Arup has created the SolarLeaf, the first facade system in the world cultivating micro-algae to generate heat and biomass and BioBuild, the first self-supporting facade panel made from bio-composite materials.

“As one of the world’s largest users of resources we need to move away from our ‘take, use, dispose’ mentality,” said Guglielmo Carra, Arup's Materials consulting lead for Europe.

“There are already pockets of activity, with some producers making lower-CO2 building products from organic materials. What we need now is for the industry to come together to scale up this activity so that it enters the mainstream.

“An important first step is to work with government to rethink construction codes and regulations to consider waste as a resource, opening up the opportunity to repurpose it on an industrial-scale.”
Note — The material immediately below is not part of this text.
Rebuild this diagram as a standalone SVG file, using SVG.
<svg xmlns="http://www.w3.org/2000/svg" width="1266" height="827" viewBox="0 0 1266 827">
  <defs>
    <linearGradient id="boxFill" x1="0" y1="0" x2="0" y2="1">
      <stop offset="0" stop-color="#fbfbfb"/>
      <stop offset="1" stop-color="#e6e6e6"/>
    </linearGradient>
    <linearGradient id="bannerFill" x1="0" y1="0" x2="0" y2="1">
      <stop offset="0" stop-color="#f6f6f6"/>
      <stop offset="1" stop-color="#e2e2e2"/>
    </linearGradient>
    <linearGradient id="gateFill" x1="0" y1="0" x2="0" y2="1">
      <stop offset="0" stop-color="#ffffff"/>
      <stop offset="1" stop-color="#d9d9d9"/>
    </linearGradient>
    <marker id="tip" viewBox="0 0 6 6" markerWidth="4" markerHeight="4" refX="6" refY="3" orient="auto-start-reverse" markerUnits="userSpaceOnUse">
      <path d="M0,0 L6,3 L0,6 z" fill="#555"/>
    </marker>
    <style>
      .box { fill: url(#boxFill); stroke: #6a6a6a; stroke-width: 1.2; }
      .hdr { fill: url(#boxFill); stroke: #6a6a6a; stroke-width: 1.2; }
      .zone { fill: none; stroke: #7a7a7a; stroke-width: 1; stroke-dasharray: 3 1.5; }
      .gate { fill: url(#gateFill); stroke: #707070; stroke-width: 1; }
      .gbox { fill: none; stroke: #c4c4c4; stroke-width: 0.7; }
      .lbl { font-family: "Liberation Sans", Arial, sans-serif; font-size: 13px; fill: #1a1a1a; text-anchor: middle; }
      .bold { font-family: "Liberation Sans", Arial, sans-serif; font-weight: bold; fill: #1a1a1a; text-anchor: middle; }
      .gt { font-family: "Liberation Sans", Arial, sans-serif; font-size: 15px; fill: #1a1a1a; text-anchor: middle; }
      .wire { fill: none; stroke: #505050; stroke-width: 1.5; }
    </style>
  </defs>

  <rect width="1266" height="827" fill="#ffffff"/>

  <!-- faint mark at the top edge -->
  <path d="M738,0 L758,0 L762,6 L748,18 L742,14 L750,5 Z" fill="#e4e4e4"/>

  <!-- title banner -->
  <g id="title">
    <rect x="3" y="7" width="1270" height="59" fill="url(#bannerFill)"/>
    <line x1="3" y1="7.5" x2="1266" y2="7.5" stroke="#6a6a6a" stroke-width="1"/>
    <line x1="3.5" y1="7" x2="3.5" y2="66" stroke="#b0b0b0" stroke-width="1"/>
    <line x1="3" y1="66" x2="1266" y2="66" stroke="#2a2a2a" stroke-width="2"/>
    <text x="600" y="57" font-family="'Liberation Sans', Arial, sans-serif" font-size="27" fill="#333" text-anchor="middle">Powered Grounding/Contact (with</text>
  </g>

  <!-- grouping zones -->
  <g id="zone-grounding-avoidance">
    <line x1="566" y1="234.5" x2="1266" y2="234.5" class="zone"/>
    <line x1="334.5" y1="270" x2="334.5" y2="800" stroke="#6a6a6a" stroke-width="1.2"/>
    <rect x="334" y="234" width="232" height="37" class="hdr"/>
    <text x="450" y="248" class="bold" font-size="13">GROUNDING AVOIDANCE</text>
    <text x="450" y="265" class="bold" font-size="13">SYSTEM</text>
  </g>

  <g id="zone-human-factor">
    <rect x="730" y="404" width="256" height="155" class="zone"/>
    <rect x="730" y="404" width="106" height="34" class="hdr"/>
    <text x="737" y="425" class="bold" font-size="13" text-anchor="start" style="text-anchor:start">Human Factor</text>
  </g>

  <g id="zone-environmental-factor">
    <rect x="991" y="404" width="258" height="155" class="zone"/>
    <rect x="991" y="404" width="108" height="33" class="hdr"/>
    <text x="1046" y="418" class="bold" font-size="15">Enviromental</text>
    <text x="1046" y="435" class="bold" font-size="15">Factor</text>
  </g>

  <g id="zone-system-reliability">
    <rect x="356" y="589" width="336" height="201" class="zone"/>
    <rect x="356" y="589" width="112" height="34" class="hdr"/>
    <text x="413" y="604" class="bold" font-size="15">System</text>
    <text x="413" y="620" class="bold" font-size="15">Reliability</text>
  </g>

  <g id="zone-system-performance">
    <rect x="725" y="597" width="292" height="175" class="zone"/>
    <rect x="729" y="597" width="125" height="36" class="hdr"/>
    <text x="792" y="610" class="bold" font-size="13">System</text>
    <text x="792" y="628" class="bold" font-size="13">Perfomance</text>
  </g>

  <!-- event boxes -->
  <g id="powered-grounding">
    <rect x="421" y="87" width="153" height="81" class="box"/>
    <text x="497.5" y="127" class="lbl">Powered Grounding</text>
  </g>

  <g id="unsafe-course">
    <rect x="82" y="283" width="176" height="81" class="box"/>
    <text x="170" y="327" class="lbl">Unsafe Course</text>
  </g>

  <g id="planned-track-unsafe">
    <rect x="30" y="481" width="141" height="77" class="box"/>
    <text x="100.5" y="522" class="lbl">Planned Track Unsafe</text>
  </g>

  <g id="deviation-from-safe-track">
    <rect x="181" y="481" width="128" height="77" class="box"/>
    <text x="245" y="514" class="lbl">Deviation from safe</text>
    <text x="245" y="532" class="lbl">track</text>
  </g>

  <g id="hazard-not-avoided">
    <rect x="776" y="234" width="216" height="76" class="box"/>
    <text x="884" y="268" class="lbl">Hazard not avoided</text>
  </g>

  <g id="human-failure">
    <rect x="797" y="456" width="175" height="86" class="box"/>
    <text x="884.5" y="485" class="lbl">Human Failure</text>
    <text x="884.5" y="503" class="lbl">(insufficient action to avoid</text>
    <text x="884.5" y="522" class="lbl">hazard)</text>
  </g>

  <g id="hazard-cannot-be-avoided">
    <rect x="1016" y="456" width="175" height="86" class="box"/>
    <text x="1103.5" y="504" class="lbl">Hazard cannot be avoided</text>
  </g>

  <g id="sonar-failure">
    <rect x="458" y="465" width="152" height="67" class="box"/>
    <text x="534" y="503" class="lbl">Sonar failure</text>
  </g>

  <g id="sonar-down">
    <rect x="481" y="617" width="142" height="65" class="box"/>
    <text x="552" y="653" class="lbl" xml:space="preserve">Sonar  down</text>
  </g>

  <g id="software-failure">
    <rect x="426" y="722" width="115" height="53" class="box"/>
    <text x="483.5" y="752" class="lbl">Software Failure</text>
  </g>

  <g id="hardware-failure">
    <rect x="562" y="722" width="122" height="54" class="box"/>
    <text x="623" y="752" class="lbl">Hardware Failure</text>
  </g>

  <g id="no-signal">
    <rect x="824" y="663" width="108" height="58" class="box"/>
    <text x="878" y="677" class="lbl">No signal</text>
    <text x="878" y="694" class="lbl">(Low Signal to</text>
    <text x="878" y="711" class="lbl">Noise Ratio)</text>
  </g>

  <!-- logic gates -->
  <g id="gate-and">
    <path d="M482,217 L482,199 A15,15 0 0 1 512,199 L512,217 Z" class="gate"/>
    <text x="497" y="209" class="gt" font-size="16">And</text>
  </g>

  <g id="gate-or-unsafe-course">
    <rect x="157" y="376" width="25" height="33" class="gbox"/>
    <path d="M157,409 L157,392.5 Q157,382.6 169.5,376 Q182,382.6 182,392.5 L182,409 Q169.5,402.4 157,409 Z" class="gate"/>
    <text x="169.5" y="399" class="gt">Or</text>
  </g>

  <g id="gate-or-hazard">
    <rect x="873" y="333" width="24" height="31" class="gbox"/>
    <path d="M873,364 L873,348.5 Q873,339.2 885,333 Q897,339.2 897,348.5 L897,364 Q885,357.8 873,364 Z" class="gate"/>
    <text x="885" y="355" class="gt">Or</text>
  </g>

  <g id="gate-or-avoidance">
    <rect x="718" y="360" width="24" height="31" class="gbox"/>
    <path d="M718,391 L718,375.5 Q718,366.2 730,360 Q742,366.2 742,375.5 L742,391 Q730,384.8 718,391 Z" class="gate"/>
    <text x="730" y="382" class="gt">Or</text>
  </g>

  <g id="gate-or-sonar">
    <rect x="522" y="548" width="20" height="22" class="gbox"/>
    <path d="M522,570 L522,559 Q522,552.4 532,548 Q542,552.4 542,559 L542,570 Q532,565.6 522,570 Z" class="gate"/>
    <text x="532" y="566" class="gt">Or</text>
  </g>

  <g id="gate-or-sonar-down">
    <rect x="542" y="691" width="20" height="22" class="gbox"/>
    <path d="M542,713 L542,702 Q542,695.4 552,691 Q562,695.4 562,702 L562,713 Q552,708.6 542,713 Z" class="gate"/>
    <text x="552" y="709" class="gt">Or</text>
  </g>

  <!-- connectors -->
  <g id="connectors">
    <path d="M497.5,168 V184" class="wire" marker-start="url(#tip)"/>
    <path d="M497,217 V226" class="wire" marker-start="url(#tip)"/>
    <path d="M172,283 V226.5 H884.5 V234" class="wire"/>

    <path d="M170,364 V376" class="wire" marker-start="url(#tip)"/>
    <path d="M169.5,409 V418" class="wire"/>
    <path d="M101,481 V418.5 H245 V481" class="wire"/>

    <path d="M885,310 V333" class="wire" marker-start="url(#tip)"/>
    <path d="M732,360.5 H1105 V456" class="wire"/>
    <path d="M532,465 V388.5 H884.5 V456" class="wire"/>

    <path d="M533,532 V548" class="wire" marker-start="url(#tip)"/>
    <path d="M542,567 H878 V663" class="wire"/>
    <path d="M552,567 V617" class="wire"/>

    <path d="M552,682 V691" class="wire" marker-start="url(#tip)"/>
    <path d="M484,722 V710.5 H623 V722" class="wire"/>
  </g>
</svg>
Image: Underworld/Dreamstime

Comments

First and foremost, building regulations and compliances will be the tools that will channel these recycle products to sustainability in construction and cost wise that can make more job opportunities for construction workers. Where developers face many challenges in the life-cycle of facilities and long-term impact on the environment, utilisation of quantifiable organic matter construction products may be the light of the day. They will be amused to embrace this technology as solutions to reduce or eliminate waste, promote sustainable outcomes and advance environmental changes to safeguard the environment. Construction will go beyond the status quo if the technology can be put in place in order to reach sustainability objectives and to reduce environmental impacts on construction projects. The resulting effect can exhibit Leadership in Energy and Environmental Design which will make significant strides in sustainable strategies.